## SUPPLIED DATA
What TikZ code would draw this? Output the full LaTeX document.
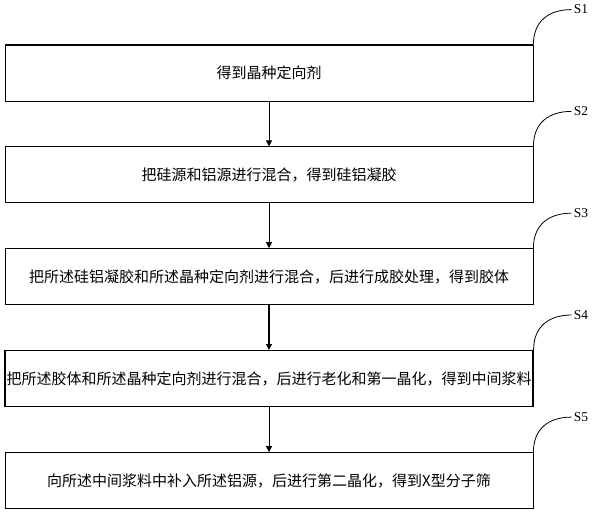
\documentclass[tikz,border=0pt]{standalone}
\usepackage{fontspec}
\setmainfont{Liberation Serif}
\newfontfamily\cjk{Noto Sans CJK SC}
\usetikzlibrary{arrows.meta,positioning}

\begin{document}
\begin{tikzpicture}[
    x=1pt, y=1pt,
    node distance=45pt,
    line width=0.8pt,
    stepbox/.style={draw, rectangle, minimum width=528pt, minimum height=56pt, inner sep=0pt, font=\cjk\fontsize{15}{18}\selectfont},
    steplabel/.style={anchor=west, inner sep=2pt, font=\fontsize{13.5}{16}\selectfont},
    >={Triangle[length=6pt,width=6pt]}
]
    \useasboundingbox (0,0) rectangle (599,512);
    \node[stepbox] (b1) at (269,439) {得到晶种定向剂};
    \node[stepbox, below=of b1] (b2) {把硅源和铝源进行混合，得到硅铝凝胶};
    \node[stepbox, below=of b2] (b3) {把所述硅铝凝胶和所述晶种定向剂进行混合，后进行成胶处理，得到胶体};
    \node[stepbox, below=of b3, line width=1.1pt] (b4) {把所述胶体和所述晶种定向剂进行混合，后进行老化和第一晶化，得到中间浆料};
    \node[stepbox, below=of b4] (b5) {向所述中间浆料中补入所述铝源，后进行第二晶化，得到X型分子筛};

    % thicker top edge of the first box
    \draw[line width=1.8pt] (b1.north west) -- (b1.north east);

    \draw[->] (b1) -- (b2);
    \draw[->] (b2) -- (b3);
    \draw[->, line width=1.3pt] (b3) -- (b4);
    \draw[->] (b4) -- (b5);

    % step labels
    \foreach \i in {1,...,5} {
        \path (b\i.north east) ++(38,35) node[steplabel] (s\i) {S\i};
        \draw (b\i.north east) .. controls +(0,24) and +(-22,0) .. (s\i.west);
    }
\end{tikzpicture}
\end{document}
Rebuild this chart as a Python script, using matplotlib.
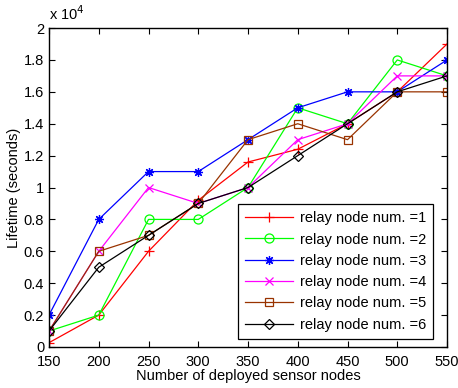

## PROBLEM STATEMENT
Return the entries unchanged, save for the pictures, which do not belong in the copy.

## ANSWER FOR THIS EXERCISE
What TikZ code would draw this? Output the full LaTeX document.
\documentclass[tikz,border=0pt]{standalone}
\usepackage{fontspec}
\setmainfont{Liberation Serif}
\newfontfamily\cjk{Noto Sans CJK SC}
\usetikzlibrary{arrows.meta,positioning}

\begin{document}
\begin{tikzpicture}[
    x=1pt, y=1pt,
    node distance=45pt,
    line width=0.8pt,
    stepbox/.style={draw, rectangle, minimum width=528pt, minimum height=56pt, inner sep=0pt, font=\cjk\fontsize{15}{18}\selectfont},
    steplabel/.style={anchor=west, inner sep=2pt, font=\fontsize{13.5}{16}\selectfont},
    >={Triangle[length=6pt,width=6pt]}
]
    \useasboundingbox (0,0) rectangle (599,512);
    \node[stepbox] (b1) at (269,439) {得到晶种定向剂};
    \node[stepbox, below=of b1] (b2) {把硅源和铝源进行混合，得到硅铝凝胶};
    \node[stepbox, below=of b2] (b3) {把所述硅铝凝胶和所述晶种定向剂进行混合，后进行成胶处理，得到胶体};
    \node[stepbox, below=of b3, line width=1.1pt] (b4) {把所述胶体和所述晶种定向剂进行混合，后进行老化和第一晶化，得到中间浆料};
    \node[stepbox, below=of b4] (b5) {向所述中间浆料中补入所述铝源，后进行第二晶化，得到X型分子筛};

    % thicker top edge of the first box
    \draw[line width=1.8pt] (b1.north west) -- (b1.north east);

    \draw[->] (b1) -- (b2);
    \draw[->] (b2) -- (b3);
    \draw[->, line width=1.3pt] (b3) -- (b4);
    \draw[->] (b4) -- (b5);

    % step labels
    \foreach \i in {1,...,5} {
        \path (b\i.north east) ++(38,35) node[steplabel] (s\i) {S\i};
        \draw (b\i.north east) .. controls +(0,24) and +(-22,0) .. (s\i.west);
    }
\end{tikzpicture}
\end{document}
Rebuild this chart as a Python script, using matplotlib.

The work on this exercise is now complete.